# Fire destroys train station



## Fire21 (Mar 9, 2014)

Always sad to see such things happen. And it was going to be restored too!

http://www.firehouse.com/video/1228...1222005&rdx.ident[pull]=omeda|6445J2902823H4A


----------



## Lehigh74 (Sep 25, 2015)

That looks even worse than the recent fire in the San Beattadaise staion.


----------



## mopac (Feb 24, 2011)

Probably accidently by homeless people trying to keep warm. Here in St Louis we have had a few building fires started by homeless people in the last week. Happens every year when it gets cold. I don't know why they just do not go to the shelters. They try to have a fire indoors and probably on wood floors.


----------



## Fire21 (Mar 9, 2014)

mopac said:


> They try to have a fire indoors and probably on wood floors.


Makes you wonder if part of the reason they're homeless is because they're not smart enough to know that wood burns! :sly:


----------



## OldGearGuy (Mar 20, 2016)

"I don't know why they just do not go to the shelters"..

Easy to say or ask from the comfort of ones home, when you have one that is, but truth is not everyone has it easy out there, not everyone is mentally nor financially stable. and not everyone is cut out for staying even one night in a shelter either. 

There are quite a few reasons why homeless people don't go to the shelters.

Here's just a few;

Many shelters nationwide are already overcrowded and refuse to admit anymore people in.

Many people are in need of a shelter due many reasons, work/financial loss, illegals who have yet to set up a spot to permanently stay, ex-cons with nowhere else to go, divorced guys who've lost everything to a gold digger who hired a better lawyer, etc..

Many shelters themselves are highly unsafe!, 
Being mugged, robbed, stabbed, shot, raped and killed does actually happen in many shelters on basically a daily basis inside of every single one that is in any major US city, and many do not have, nor receive funding for any type of proper (REAL) security to prevent such occurrences and much of what goes on inside of them stays inside of them and goes unreported, especially whenever it comes to any major city or state own/run facilities.
Cities/States always want bad press swept under the carpet as quickly as possible, especially around election times and many shelter "guests" also tend to be too embarrassed to report the crimes or aren't even listened to by the cops who really just don't care and might only show up after a dozen or so hours (or days) because they were finally "dispatched"! 
Cops (at least where I live) NEVER want to do their job and never want to have to write up any more paperwork, ever! 
It may involve too much thinking and spelling and could possibly take too much party time out of their daily "wall of blue frat party" routine.
(I'm my own source for that well known info, seeing how half my family and relatives are all NYPD cops!)

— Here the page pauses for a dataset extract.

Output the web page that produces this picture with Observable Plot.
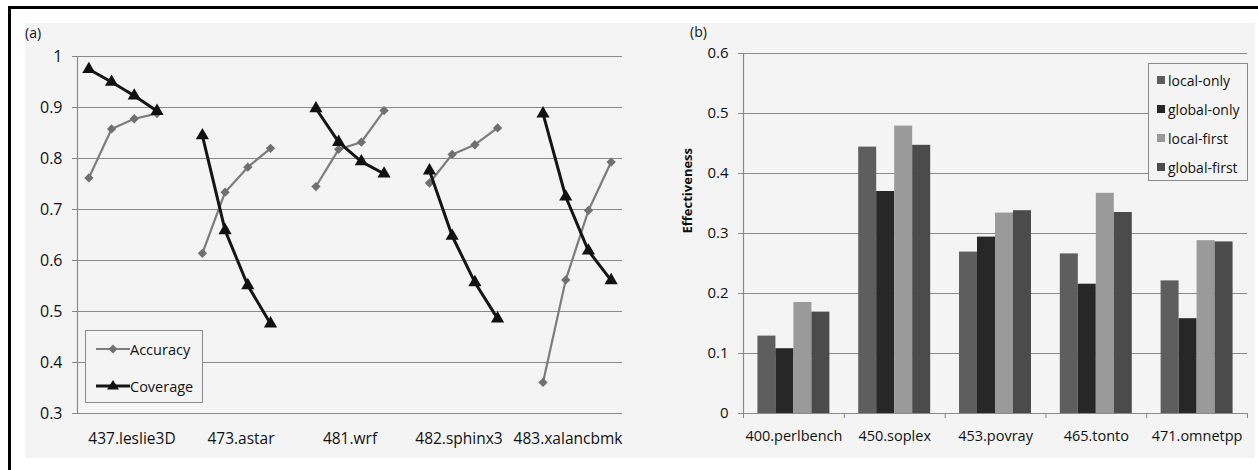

Many homeless people wish to be out on their own and not confined inside a shelter..

Many homeless people tend to be mentally broken and dislike being around any other people and society.

Many shelters have check-in deadline times and if you get to one after it's allotted time to check in period than you DON'T get in at all.

And most do NOT allow alcohol or drug use on their premises, which turns off most addicted homeless people from going to them.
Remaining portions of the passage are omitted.